Without being able to buy things, GPs are basically just your score. And the limited source of magic items doesn't necessarily have to be a bad thing. I could totally see a group playing their second group of characters and one of them saying "I'm going to get that chainmail +2 this time" and it being part of the fun. Or a player asking "Can this axe be a mace instead this time?" and the DM going "Yes. Yes it can."

The idea that the DM can houserule fixes is, IMO, a very poor argument. Of course we know that. Does a new player?

I would feel MUCH better about this set if it included a shopping list, a couple or a few dozen magic items (rather than 7) and a shortcut cheat sheet so that you could create a character without playing through the solo adventure (even if it referred you to the existing steps). That would fill all my requirements (albeit in a somewhat odd way). The changes I'm proposing don't have to be complicated.
 

thalmin

Retired game store owner
I don't know why, but wizards does have a long history of producing pregen characters that are not accurate.

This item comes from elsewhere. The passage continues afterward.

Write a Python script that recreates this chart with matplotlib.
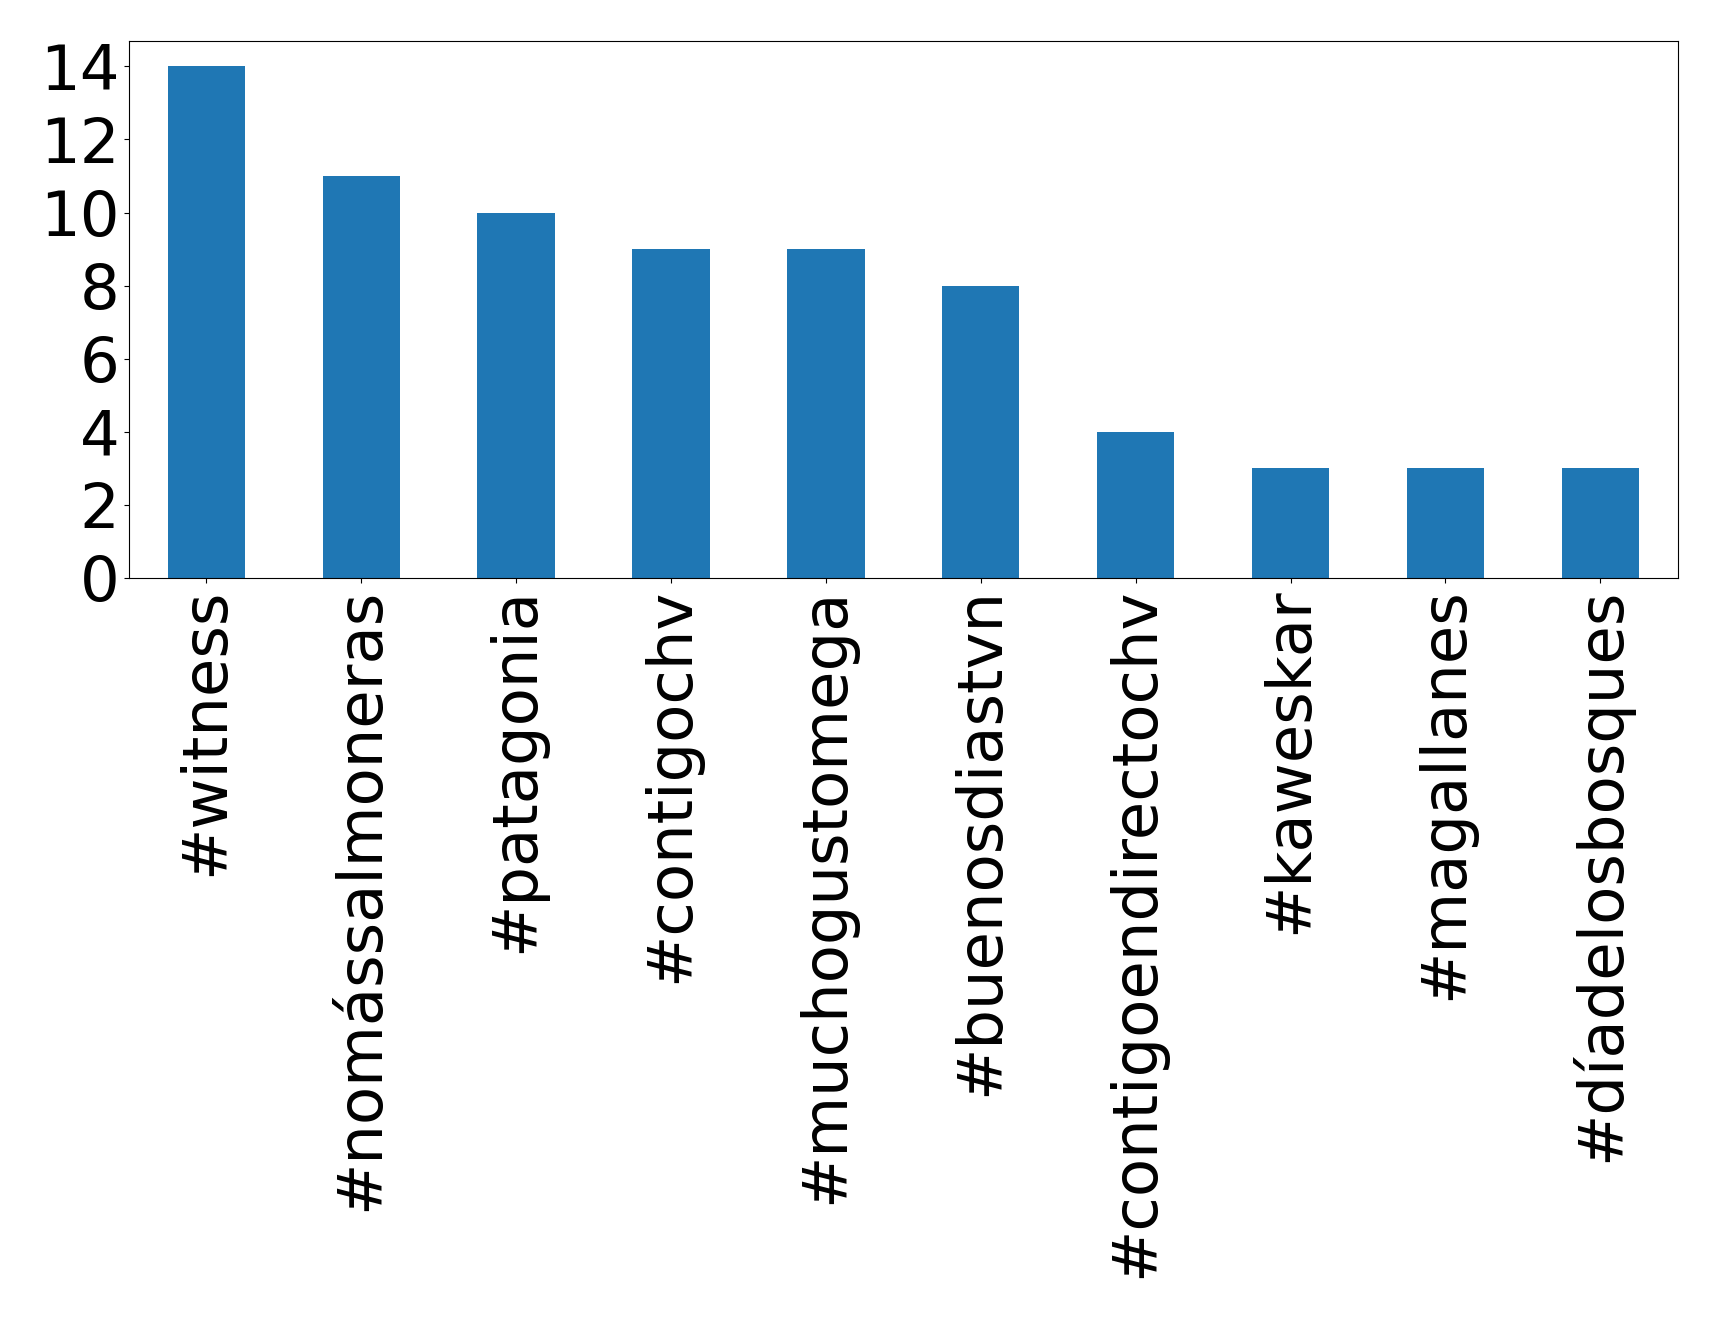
import matplotlib
matplotlib.use('Agg')
import matplotlib.pyplot as plt
import numpy as np

hashtags = ['#witness', '#nomássalmoneras', '#patagonia', '#contigochv', '#muchogustomega',
            '#buenosdiastvn', '#contigoendirectochv', '#kaweskar', '#magallanes', '#díadelosbosques']
counts = [14, 11, 10, 9, 9, 8, 4, 3, 3, 3]

fig = plt.figure(figsize=(17.19, 13.19), dpi=100)
ax = fig.add_axes([0.075, 0.562, 0.901, 0.407])
xp = np.arange(len(hashtags))
ax.bar(xp, counts, 0.5, color='#1f77b4')
ax.set_xlim(-0.5, len(hashtags) - 0.5)
ax.set_xticks(xp)
ax.set_xticklabels(hashtags, rotation=90)
ax.set_yticks(range(0, 15, 2))
ax.tick_params(labelsize=45)
plt.savefig('out.png', dpi=100)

It seems that, while maybe not every single character, but every batch of characters for Game Days, Encounters, Starter Sets, Keep on the Shadowfell, and anything else has at least one character with real errors in it. Is it so difficult to create characters that even the "experts" at Wizards can't get it right?
 

Zaran

Adventurer
I don't know why, but wizards does have a long history of producing pregen characters that are not accurate. It seems that, while maybe not every single character, but every batch of characters for Game Days, Encounters, Starter Sets, Keep on the Shadowfell, and anything else has at least one character with real errors in it. Is it so difficult to create characters that even the "experts" at Wizards can't get it right?

I totally agree. What gets me is the fact that Keep of the Shadowfell seems as a whole to be made with a totally different set of rules. I mean there is a level 6 encounter set in front of level 1 PCs for crying out loud!

I have to wonder how they can let something like this happen. These are supposed to be the pros of the industry.